#### WORK TO BE COMPLETED:
Repeat the lines below exactly as they appear, but leave out the images.

#### DATA LINES:
+++

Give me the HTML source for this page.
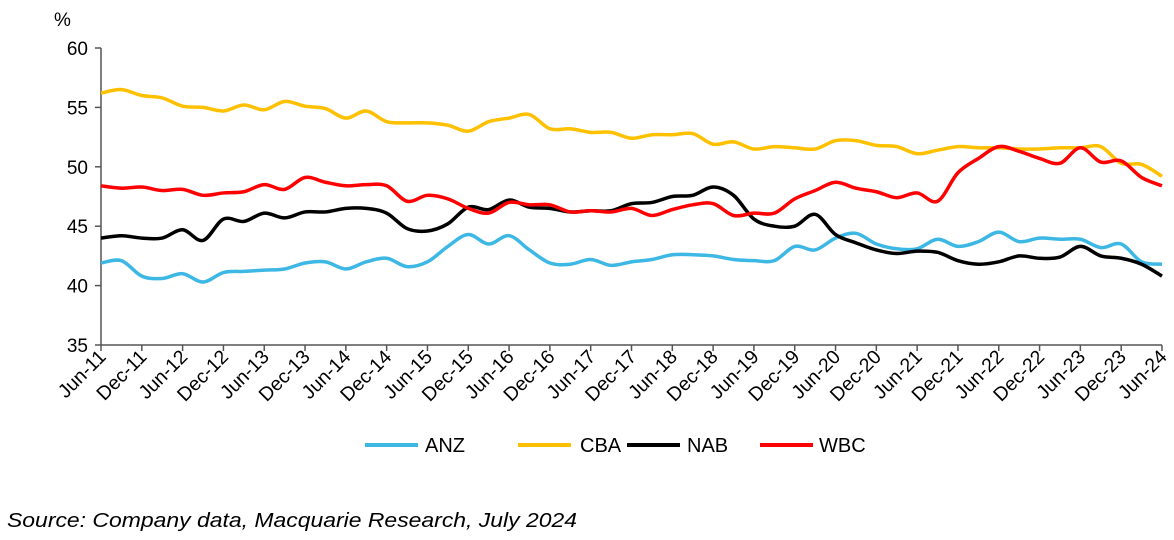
<!DOCTYPE html>
<html><head><meta charset="utf-8"><style>
body{margin:0;background:#fff;width:1174px;height:535px;overflow:hidden;font-family:"Liberation Sans",Arial,sans-serif}
</style></head><body>
<svg id="chart" width="1174" height="535" xmlns="http://www.w3.org/2000/svg" font-family="Liberation Sans, Arial, sans-serif">
<text x="54" y="26" font-size="19">%</text>
<g id="axes"></g><g id="series"></g>
<g font-size="20">
<line x1="365" y1="445" x2="418" y2="445" stroke="#3db7e4" stroke-width="4"/>
<text x="425" y="452">ANZ</text>
<line x1="518" y1="445" x2="571" y2="445" stroke="#ffc000" stroke-width="4"/>
<text x="580" y="452">CBA</text>
<line x1="627" y1="445" x2="680" y2="445" stroke="#000" stroke-width="4"/>
<text x="687" y="452">NAB</text>
<line x1="760" y1="445" x2="813" y2="445" stroke="#ff0000" stroke-width="4"/>
<text x="819" y="452">WBC</text>
</g>
<text x="7" y="527" font-size="20" font-style="italic" textLength="570" lengthAdjust="spacingAndGlyphs">Source: Company data, Macquarie Research, July 2024</text>
</svg>
<script>
const tickLabels=["Jun-11","Dec-11","Jun-12","Dec-12","Jun-13","Dec-13","Jun-14","Dec-14","Jun-15","Dec-15","Jun-16","Dec-16","Jun-17","Dec-17","Jun-18","Dec-18","Jun-19","Dec-19","Jun-20","Dec-20","Jun-21","Dec-21","Jun-22","Dec-22","Jun-23","Dec-23","Jun-24"];
const yTicks=[35,40,45,50,55,60];
const anz=[41.9,42.1,40.8,40.6,41.0,40.3,41.1,41.2,41.3,41.4,41.9,42.0,41.4,42.0,42.3,41.6,42.0,43.3,44.3,43.5,44.2,43.0,41.9,41.8,42.2,41.7,42.0,42.2,42.6,42.6,42.5,42.2,42.1,42.1,43.3,43.0,44.0,44.4,43.5,43.1,43.1,43.9,43.3,43.7,44.5,43.7,44.0,43.9,43.9,43.2,43.5,42.0,41.8];
const cba=[56.2,56.5,56.0,55.8,55.1,55.0,54.7,55.2,54.8,55.5,55.1,54.9,54.1,54.7,53.8,53.7,53.7,53.5,53.0,53.8,54.1,54.4,53.2,53.2,52.9,52.9,52.4,52.7,52.7,52.8,51.9,52.1,51.5,51.7,51.6,51.5,52.2,52.2,51.8,51.7,51.1,51.4,51.7,51.6,51.6,51.5,51.5,51.6,51.6,51.7,50.3,50.2,49.2];
const nab=[44.0,44.2,44.0,44.0,44.7,43.8,45.6,45.4,46.1,45.7,46.2,46.2,46.5,46.5,46.1,44.8,44.6,45.2,46.6,46.4,47.2,46.6,46.5,46.2,46.3,46.3,46.9,47.0,47.5,47.6,48.3,47.6,45.6,45.0,45.0,46.0,44.3,43.6,43.0,42.7,42.9,42.8,42.1,41.8,42.0,42.5,42.3,42.4,43.3,42.5,42.3,41.8,40.8];
const wbc=[48.4,48.2,48.3,48.0,48.1,47.6,47.8,47.9,48.5,48.1,49.1,48.7,48.4,48.5,48.4,47.1,47.6,47.3,46.5,46.1,47.0,46.8,46.8,46.2,46.3,46.2,46.5,45.9,46.4,46.8,46.9,45.9,46.1,46.1,47.3,48.0,48.7,48.2,47.9,47.4,47.8,47.1,49.5,50.7,51.7,51.3,50.7,50.3,51.6,50.4,50.5,49.1,48.4];
const NS="http://www.w3.org/2000/svg";
const X0=101,X1=1162,Y0=345,Y1=48;
const nq=anz.length-1;
const xq=i=>X0+(X1-X0)*i/nq;
const y=v=>Y0-(v-35)/(60-35)*(Y0-Y1);
function mk(t,a,p){const e=document.createElementNS(NS,t);for(const k in a)e.setAttribute(k,a[k]);p.appendChild(e);return e;}
const ax=document.getElementById('axes');
const yl=mk('line',{x1:X0,y1:Y1,x2:X0,y2:Y0,stroke:'#555','stroke-width':1.5},ax);


const xl=mk('line',{x1:X0,y1:Y0,x2:X1,y2:Y0,stroke:'#555','stroke-width':1.5},ax);


yTicks.forEach(v=>{
 mk('line',{x1:X0-6,y1:y(v),x2:X0,y2:y(v),stroke:'#555','stroke-width':1.5},ax);
 const t=mk('text',{x:88,y:y(v)+7,'text-anchor':'end','font-size':19},ax);t.textContent=v;
 
 
});
tickLabels.forEach((s,i)=>{
 const x=X0+(X1-X0)*i/(tickLabels.length-1);
 mk('line',{x1:x,y1:Y0,x2:x,y2:Y0+6,stroke:'#555','stroke-width':1.5},ax);
 const t=mk('text',{x:x+6,y:Y0+13,'text-anchor':'end','font-size':19.5,transform:`rotate(-45 ${x+6} ${Y0+13})`},ax);t.textContent=s;
 
 
});
function smooth(vals){
 const p=vals.map((v,i)=>[xq(i),y(v)]);let d=`M${p[0][0]},${p[0][1]}`;
 for(let i=0;i<p.length-1;i++){const a=p[Math.max(0,i-1)],b=p[i],c=p[i+1],e=p[Math.min(p.length-1,i+2)];
 d+=` C${b[0]+(c[0]-a[0])/6},${b[1]+(c[1]-a[1])/6} ${c[0]-(e[0]-b[0])/6},${c[1]-(e[1]-b[1])/6} ${c[0]},${c[1]}`;}
 return d;}
const sg=document.getElementById('series');
[[anz,'#3db7e4','anz'],[cba,'#ffc000','cba'],[nab,'#000000','nab'],[wbc,'#ff0000','wbc']].forEach(([v,c,n])=>{
 const pth=mk('path',{d:smooth(v),fill:'none',stroke:c,'stroke-width':3.5,'stroke-linejoin':'round'},sg);
 
 
});
</script>
</body></html>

+++

#### TASK OUTPUT:
Give me the HTML source for this page.
<!DOCTYPE html>
<html><head><meta charset="utf-8"><style>
body{margin:0;background:#fff;width:1174px;height:535px;overflow:hidden;font-family:"Liberation Sans",Arial,sans-serif}
</style></head><body>
<svg id="chart" width="1174" height="535" xmlns="http://www.w3.org/2000/svg" font-family="Liberation Sans, Arial, sans-serif">
<text x="54" y="26" font-size="19">%</text>
<g id="axes"></g><g id="series"></g>
<g font-size="20">
<line x1="365" y1="445" x2="418" y2="445" stroke="#3db7e4" stroke-width="4"/>
<text x="425" y="452">ANZ</text>
<line x1="518" y1="445" x2="571" y2="445" stroke="#ffc000" stroke-width="4"/>
<text x="580" y="452">CBA</text>
<line x1="627" y1="445" x2="680" y2="445" stroke="#000" stroke-width="4"/>
<text x="687" y="452">NAB</text>
<line x1="760" y1="445" x2="813" y2="445" stroke="#ff0000" stroke-width="4"/>
<text x="819" y="452">WBC</text>
</g>
<text x="7" y="527" font-size="20" font-style="italic" textLength="570" lengthAdjust="spacingAndGlyphs">Source: Company data, Macquarie Research, July 2024</text>
</svg>
<script>
const tickLabels=["Jun-11","Dec-11","Jun-12","Dec-12","Jun-13","Dec-13","Jun-14","Dec-14","Jun-15","Dec-15","Jun-16","Dec-16","Jun-17","Dec-17","Jun-18","Dec-18","Jun-19","Dec-19","Jun-20","Dec-20","Jun-21","Dec-21","Jun-22","Dec-22","Jun-23","Dec-23","Jun-24"];
const yTicks=[35,40,45,50,55,60];
const anz=[41.9,42.1,40.8,40.6,41.0,40.3,41.1,41.2,41.3,41.4,41.9,42.0,41.4,42.0,42.3,41.6,42.0,43.3,44.3,43.5,44.2,43.0,41.9,41.8,42.2,41.7,42.0,42.2,42.6,42.6,42.5,42.2,42.1,42.1,43.3,43.0,44.0,44.4,43.5,43.1,43.1,43.9,43.3,43.7,44.5,43.7,44.0,43.9,43.9,43.2,43.5,42.0,41.8];
const cba=[56.2,56.5,56.0,55.8,55.1,55.0,54.7,55.2,54.8,55.5,55.1,54.9,54.1,54.7,53.8,53.7,53.7,53.5,53.0,53.8,54.1,54.4,53.2,53.2,52.9,52.9,52.4,52.7,52.7,52.8,51.9,52.1,51.5,51.7,51.6,51.5,52.2,52.2,51.8,51.7,51.1,51.4,51.7,51.6,51.6,51.5,51.5,51.6,51.6,51.7,50.3,50.2,49.2];
const nab=[44.0,44.2,44.0,44.0,44.7,43.8,45.6,45.4,46.1,45.7,46.2,46.2,46.5,46.5,46.1,44.8,44.6,45.2,46.6,46.4,47.2,46.6,46.5,46.2,46.3,46.3,46.9,47.0,47.5,47.6,48.3,47.6,45.6,45.0,45.0,46.0,44.3,43.6,43.0,42.7,42.9,42.8,42.1,41.8,42.0,42.5,42.3,42.4,43.3,42.5,42.3,41.8,40.8];
const wbc=[48.4,48.2,48.3,48.0,48.1,47.6,47.8,47.9,48.5,48.1,49.1,48.7,48.4,48.5,48.4,47.1,47.6,47.3,46.5,46.1,47.0,46.8,46.8,46.2,46.3,46.2,46.5,45.9,46.4,46.8,46.9,45.9,46.1,46.1,47.3,48.0,48.7,48.2,47.9,47.4,47.8,47.1,49.5,50.7,51.7,51.3,50.7,50.3,51.6,50.4,50.5,49.1,48.4];
const NS="http://www.w3.org/2000/svg";
const X0=101,X1=1162,Y0=345,Y1=48;
const nq=anz.length-1;
const xq=i=>X0+(X1-X0)*i/nq;
const y=v=>Y0-(v-35)/(60-35)*(Y0-Y1);
function mk(t,a,p){const e=document.createElementNS(NS,t);for(const k in a)e.setAttribute(k,a[k]);p.appendChild(e);return e;}
const ax=document.getElementById('axes');
const yl=mk('line',{x1:X0,y1:Y1,x2:X0,y2:Y0,stroke:'#555','stroke-width':1.5},ax);


const xl=mk('line',{x1:X0,y1:Y0,x2:X1,y2:Y0,stroke:'#555','stroke-width':1.5},ax);


yTicks.forEach(v=>{
 mk('line',{x1:X0-6,y1:y(v),x2:X0,y2:y(v),stroke:'#555','stroke-width':1.5},ax);
 const t=mk('text',{x:88,y:y(v)+7,'text-anchor':'end','font-size':19},ax);t.textContent=v;
 
 
});
tickLabels.forEach((s,i)=>{
 const x=X0+(X1-X0)*i/(tickLabels.length-1);
 mk('line',{x1:x,y1:Y0,x2:x,y2:Y0+6,stroke:'#555','stroke-width':1.5},ax);
 const t=mk('text',{x:x+6,y:Y0+13,'text-anchor':'end','font-size':19.5,transform:`rotate(-45 ${x+6} ${Y0+13})`},ax);t.textContent=s;
 
 
});
function smooth(vals){
 const p=vals.map((v,i)=>[xq(i),y(v)]);let d=`M${p[0][0]},${p[0][1]}`;
 for(let i=0;i<p.length-1;i++){const a=p[Math.max(0,i-1)],b=p[i],c=p[i+1],e=p[Math.min(p.length-1,i+2)];
 d+=` C${b[0]+(c[0]-a[0])/6},${b[1]+(c[1]-a[1])/6} ${c[0]-(e[0]-b[0])/6},${c[1]-(e[1]-b[1])/6} ${c[0]},${c[1]}`;}
 return d;}
const sg=document.getElementById('series');
[[anz,'#3db7e4','anz'],[cba,'#ffc000','cba'],[nab,'#000000','nab'],[wbc,'#ff0000','wbc']].forEach(([v,c,n])=>{
 const pth=mk('path',{d:smooth(v),fill:'none',stroke:c,'stroke-width':3.5,'stroke-linejoin':'round'},sg);
 
 
});
</script>
</body></html>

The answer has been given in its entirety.